## Recorded data
________

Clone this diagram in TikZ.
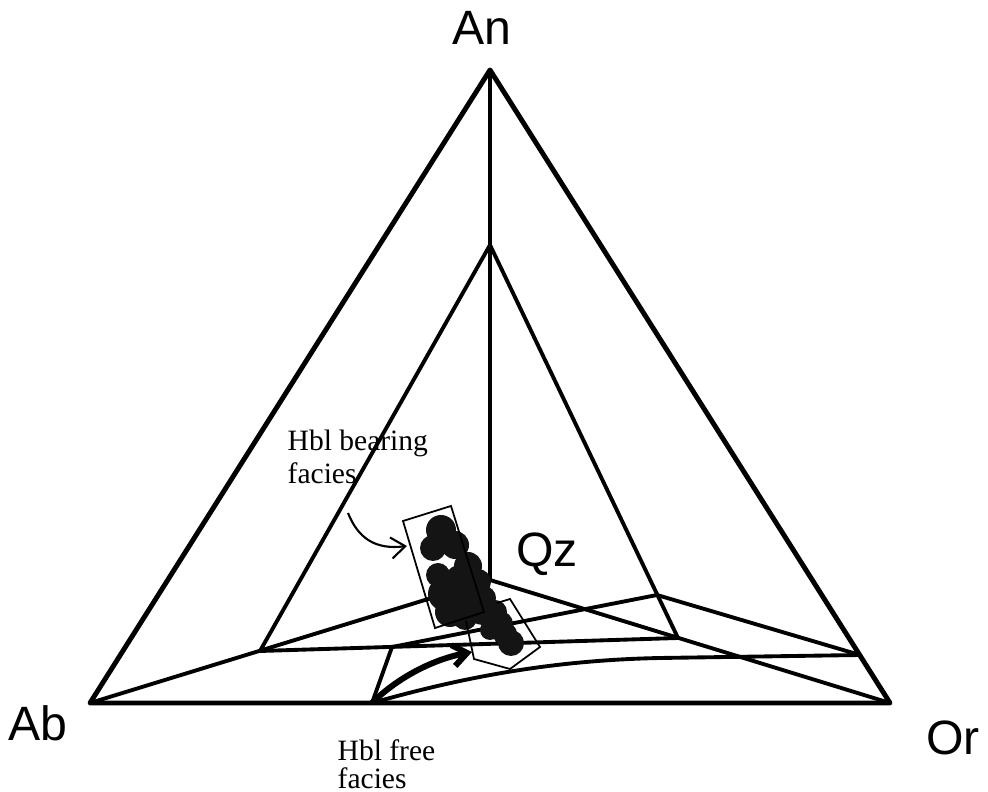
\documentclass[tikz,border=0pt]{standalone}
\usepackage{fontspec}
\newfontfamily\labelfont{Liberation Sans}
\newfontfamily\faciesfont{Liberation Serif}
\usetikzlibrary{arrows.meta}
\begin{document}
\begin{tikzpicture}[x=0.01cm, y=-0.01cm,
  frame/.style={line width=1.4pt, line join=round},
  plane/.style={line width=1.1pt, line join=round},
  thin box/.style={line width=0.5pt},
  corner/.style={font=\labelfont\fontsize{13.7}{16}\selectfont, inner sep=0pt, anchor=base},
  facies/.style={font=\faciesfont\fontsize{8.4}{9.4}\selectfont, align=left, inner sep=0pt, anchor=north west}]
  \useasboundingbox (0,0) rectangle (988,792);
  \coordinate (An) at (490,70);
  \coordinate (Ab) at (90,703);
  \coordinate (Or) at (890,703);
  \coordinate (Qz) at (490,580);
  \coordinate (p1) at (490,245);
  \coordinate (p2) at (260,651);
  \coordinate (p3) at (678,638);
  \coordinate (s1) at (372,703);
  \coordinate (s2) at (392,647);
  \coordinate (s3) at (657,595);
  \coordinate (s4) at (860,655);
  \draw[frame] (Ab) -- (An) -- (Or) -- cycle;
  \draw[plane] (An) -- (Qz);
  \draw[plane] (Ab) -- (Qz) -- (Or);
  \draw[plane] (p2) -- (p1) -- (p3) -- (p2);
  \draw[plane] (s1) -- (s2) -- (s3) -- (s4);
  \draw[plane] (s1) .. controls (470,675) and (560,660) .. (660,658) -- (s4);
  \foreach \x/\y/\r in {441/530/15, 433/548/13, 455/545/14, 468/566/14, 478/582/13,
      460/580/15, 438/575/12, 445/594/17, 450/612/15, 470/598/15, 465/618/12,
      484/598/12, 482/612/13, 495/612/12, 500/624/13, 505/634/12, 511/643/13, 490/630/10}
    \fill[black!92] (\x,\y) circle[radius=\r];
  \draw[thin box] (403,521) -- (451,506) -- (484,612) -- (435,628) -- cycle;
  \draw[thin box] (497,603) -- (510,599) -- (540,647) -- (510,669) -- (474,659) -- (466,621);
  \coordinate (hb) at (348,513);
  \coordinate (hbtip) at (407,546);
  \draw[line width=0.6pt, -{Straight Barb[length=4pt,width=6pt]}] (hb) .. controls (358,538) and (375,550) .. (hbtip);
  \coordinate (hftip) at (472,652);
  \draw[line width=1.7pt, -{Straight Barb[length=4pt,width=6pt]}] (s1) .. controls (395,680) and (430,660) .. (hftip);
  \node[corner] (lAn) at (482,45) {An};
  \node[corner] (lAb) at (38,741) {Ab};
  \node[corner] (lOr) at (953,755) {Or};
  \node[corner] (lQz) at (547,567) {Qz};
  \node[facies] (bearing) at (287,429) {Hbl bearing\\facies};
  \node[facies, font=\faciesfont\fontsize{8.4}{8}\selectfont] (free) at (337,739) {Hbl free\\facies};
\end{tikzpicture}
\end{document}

________

## Problem description
Print the full listing exactly, dropping the pictures.

## Problem solution
Clone this diagram in TikZ.
\documentclass[tikz,border=0pt]{standalone}
\usepackage{fontspec}
\newfontfamily\labelfont{Liberation Sans}
\newfontfamily\faciesfont{Liberation Serif}
\usetikzlibrary{arrows.meta}
\begin{document}
\begin{tikzpicture}[x=0.01cm, y=-0.01cm,
  frame/.style={line width=1.4pt, line join=round},
  plane/.style={line width=1.1pt, line join=round},
  thin box/.style={line width=0.5pt},
  corner/.style={font=\labelfont\fontsize{13.7}{16}\selectfont, inner sep=0pt, anchor=base},
  facies/.style={font=\faciesfont\fontsize{8.4}{9.4}\selectfont, align=left, inner sep=0pt, anchor=north west}]
  \useasboundingbox (0,0) rectangle (988,792);
  \coordinate (An) at (490,70);
  \coordinate (Ab) at (90,703);
  \coordinate (Or) at (890,703);
  \coordinate (Qz) at (490,580);
  \coordinate (p1) at (490,245);
  \coordinate (p2) at (260,651);
  \coordinate (p3) at (678,638);
  \coordinate (s1) at (372,703);
  \coordinate (s2) at (392,647);
  \coordinate (s3) at (657,595);
  \coordinate (s4) at (860,655);
  \draw[frame] (Ab) -- (An) -- (Or) -- cycle;
  \draw[plane] (An) -- (Qz);
  \draw[plane] (Ab) -- (Qz) -- (Or);
  \draw[plane] (p2) -- (p1) -- (p3) -- (p2);
  \draw[plane] (s1) -- (s2) -- (s3) -- (s4);
  \draw[plane] (s1) .. controls (470,675) and (560,660) .. (660,658) -- (s4);
  \foreach \x/\y/\r in {441/530/15, 433/548/13, 455/545/14, 468/566/14, 478/582/13,
      460/580/15, 438/575/12, 445/594/17, 450/612/15, 470/598/15, 465/618/12,
      484/598/12, 482/612/13, 495/612/12, 500/624/13, 505/634/12, 511/643/13, 490/630/10}
    \fill[black!92] (\x,\y) circle[radius=\r];
  \draw[thin box] (403,521) -- (451,506) -- (484,612) -- (435,628) -- cycle;
  \draw[thin box] (497,603) -- (510,599) -- (540,647) -- (510,669) -- (474,659) -- (466,621);
  \coordinate (hb) at (348,513);
  \coordinate (hbtip) at (407,546);
  \draw[line width=0.6pt, -{Straight Barb[length=4pt,width=6pt]}] (hb) .. controls (358,538) and (375,550) .. (hbtip);
  \coordinate (hftip) at (472,652);
  \draw[line width=1.7pt, -{Straight Barb[length=4pt,width=6pt]}] (s1) .. controls (395,680) and (430,660) .. (hftip);
  \node[corner] (lAn) at (482,45) {An};
  \node[corner] (lAb) at (38,741) {Ab};
  \node[corner] (lOr) at (953,755) {Or};
  \node[corner] (lQz) at (547,567) {Qz};
  \node[facies] (bearing) at (287,429) {Hbl bearing\\facies};
  \node[facies, font=\faciesfont\fontsize{8.4}{8}\selectfont] (free) at (337,739) {Hbl free\\facies};
\end{tikzpicture}
\end{document}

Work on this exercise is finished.